(Source code of charts)
## START

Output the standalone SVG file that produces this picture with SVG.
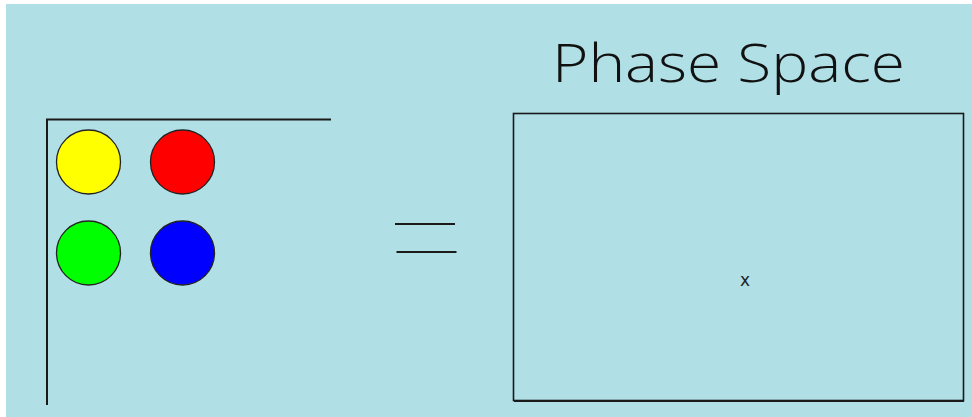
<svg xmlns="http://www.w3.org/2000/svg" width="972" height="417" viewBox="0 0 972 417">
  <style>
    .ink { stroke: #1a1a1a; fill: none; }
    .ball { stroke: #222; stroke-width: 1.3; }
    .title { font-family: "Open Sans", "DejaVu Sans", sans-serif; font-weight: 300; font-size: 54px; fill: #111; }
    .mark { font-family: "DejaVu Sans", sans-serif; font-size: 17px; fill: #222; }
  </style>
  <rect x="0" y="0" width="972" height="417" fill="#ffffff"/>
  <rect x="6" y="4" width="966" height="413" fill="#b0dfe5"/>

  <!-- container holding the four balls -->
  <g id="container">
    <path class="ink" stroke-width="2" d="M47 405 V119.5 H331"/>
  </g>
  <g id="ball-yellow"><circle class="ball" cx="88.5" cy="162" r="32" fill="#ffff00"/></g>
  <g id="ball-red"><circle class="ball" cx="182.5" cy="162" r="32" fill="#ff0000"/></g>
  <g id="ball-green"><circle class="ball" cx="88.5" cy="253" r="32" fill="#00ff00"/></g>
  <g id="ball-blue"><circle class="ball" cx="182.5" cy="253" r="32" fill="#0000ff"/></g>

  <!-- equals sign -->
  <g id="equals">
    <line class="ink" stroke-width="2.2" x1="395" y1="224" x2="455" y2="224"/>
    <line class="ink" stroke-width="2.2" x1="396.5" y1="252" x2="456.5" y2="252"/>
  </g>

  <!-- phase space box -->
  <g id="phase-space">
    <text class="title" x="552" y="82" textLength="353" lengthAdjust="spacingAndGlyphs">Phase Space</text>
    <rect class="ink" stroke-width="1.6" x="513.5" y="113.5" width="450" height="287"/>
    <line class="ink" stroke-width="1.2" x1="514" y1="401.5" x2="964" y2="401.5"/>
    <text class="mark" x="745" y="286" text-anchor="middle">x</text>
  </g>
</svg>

## END
## START

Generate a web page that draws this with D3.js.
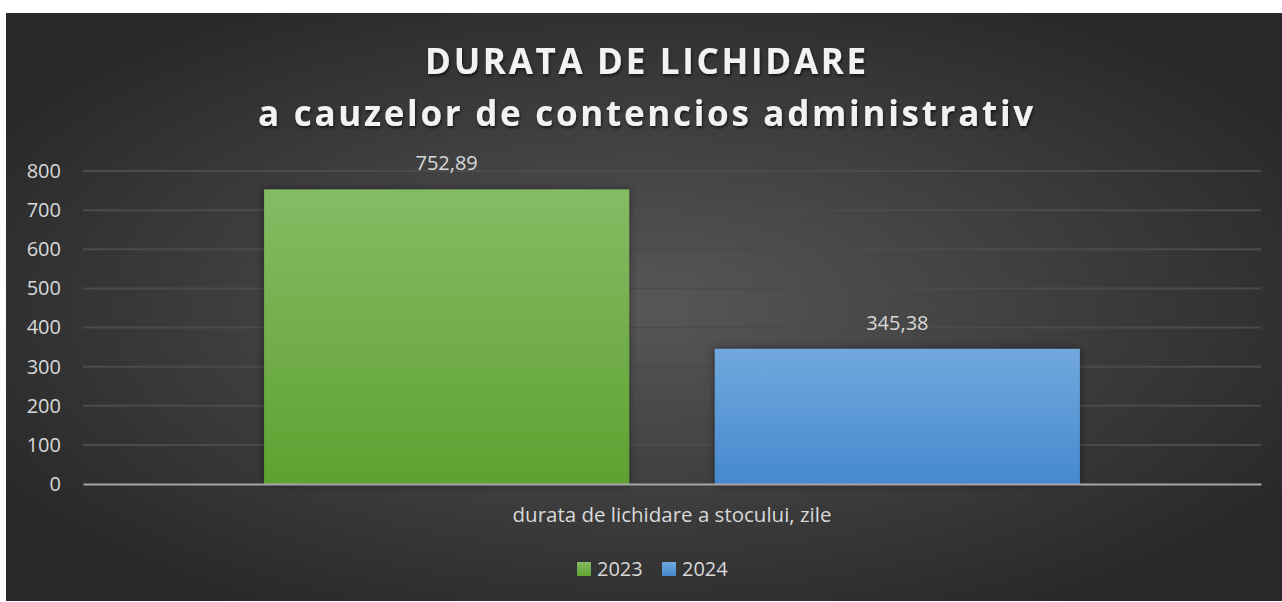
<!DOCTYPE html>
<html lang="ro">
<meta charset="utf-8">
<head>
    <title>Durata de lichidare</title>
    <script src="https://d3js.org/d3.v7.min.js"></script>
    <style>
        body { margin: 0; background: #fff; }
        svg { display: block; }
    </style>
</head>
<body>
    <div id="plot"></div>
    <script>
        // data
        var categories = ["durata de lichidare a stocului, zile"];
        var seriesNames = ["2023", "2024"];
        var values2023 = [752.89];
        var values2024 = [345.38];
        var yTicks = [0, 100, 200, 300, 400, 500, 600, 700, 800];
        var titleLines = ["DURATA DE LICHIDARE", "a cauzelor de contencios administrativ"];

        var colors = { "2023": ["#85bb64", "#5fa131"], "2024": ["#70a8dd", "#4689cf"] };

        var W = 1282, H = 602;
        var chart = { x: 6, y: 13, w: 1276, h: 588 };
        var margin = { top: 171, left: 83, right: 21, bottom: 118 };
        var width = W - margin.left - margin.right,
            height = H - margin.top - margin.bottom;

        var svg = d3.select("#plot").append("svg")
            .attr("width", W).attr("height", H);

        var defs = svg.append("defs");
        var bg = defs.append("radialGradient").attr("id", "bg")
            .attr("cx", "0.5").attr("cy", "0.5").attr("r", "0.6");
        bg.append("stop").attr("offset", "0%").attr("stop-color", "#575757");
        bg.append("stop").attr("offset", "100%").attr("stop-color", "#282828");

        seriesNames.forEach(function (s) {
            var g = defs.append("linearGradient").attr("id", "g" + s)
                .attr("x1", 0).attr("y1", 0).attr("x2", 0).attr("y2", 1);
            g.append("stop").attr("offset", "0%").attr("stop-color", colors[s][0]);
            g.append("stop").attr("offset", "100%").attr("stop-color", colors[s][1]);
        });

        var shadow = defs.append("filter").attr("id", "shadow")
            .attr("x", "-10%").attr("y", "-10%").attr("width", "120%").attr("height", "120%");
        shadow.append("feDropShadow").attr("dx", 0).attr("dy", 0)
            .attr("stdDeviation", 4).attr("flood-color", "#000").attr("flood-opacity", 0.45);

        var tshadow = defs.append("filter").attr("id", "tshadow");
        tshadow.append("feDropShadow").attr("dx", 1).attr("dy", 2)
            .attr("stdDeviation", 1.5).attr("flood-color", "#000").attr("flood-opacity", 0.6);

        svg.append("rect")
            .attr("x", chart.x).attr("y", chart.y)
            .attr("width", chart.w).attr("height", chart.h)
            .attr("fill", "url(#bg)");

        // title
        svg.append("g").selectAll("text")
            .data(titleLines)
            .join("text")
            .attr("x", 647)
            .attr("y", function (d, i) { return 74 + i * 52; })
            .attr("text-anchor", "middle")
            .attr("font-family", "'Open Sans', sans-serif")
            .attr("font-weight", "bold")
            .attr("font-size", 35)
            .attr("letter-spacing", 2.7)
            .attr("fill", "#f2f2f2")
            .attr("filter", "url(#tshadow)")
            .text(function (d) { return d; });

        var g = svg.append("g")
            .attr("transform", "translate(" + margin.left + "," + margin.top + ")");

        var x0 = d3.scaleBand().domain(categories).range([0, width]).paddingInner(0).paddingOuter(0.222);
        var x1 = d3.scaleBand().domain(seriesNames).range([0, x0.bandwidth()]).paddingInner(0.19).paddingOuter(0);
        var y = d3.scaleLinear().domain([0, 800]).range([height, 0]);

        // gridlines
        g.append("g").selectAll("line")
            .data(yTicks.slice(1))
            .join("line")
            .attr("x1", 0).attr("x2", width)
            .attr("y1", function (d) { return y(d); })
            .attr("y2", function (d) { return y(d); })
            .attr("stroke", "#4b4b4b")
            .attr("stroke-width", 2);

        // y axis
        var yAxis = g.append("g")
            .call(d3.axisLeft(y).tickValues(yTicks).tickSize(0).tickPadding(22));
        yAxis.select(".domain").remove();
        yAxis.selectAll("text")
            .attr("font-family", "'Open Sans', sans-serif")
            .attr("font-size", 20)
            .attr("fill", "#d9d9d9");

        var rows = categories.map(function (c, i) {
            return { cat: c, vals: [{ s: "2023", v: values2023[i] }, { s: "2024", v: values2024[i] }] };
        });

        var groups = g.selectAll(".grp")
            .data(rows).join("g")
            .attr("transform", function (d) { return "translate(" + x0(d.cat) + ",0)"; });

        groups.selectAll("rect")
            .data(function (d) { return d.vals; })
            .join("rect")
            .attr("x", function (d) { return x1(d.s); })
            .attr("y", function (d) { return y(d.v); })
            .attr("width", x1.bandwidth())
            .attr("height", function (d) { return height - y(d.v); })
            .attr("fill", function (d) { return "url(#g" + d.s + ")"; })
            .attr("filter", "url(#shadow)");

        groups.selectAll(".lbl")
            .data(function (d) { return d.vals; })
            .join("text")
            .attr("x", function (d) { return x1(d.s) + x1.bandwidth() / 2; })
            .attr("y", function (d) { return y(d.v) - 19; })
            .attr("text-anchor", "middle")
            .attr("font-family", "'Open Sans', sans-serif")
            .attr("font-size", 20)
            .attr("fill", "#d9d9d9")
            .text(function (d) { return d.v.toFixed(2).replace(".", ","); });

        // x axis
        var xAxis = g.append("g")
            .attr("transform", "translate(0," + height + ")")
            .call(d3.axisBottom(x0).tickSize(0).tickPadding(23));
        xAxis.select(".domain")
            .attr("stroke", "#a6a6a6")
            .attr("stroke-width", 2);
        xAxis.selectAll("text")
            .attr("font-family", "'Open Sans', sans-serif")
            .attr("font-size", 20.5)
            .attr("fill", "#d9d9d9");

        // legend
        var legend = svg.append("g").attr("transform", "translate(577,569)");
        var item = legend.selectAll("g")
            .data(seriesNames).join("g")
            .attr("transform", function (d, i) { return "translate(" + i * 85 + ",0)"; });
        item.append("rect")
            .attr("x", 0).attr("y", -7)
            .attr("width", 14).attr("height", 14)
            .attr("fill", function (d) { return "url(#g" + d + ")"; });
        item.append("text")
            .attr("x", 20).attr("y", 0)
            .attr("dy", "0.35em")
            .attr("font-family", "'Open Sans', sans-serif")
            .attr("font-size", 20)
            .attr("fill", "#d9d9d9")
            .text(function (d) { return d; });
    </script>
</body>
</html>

## END

**Directive**.
Give the number of lines in the records above that contain the word "this". Reply with that number alone.

**Reply**.
2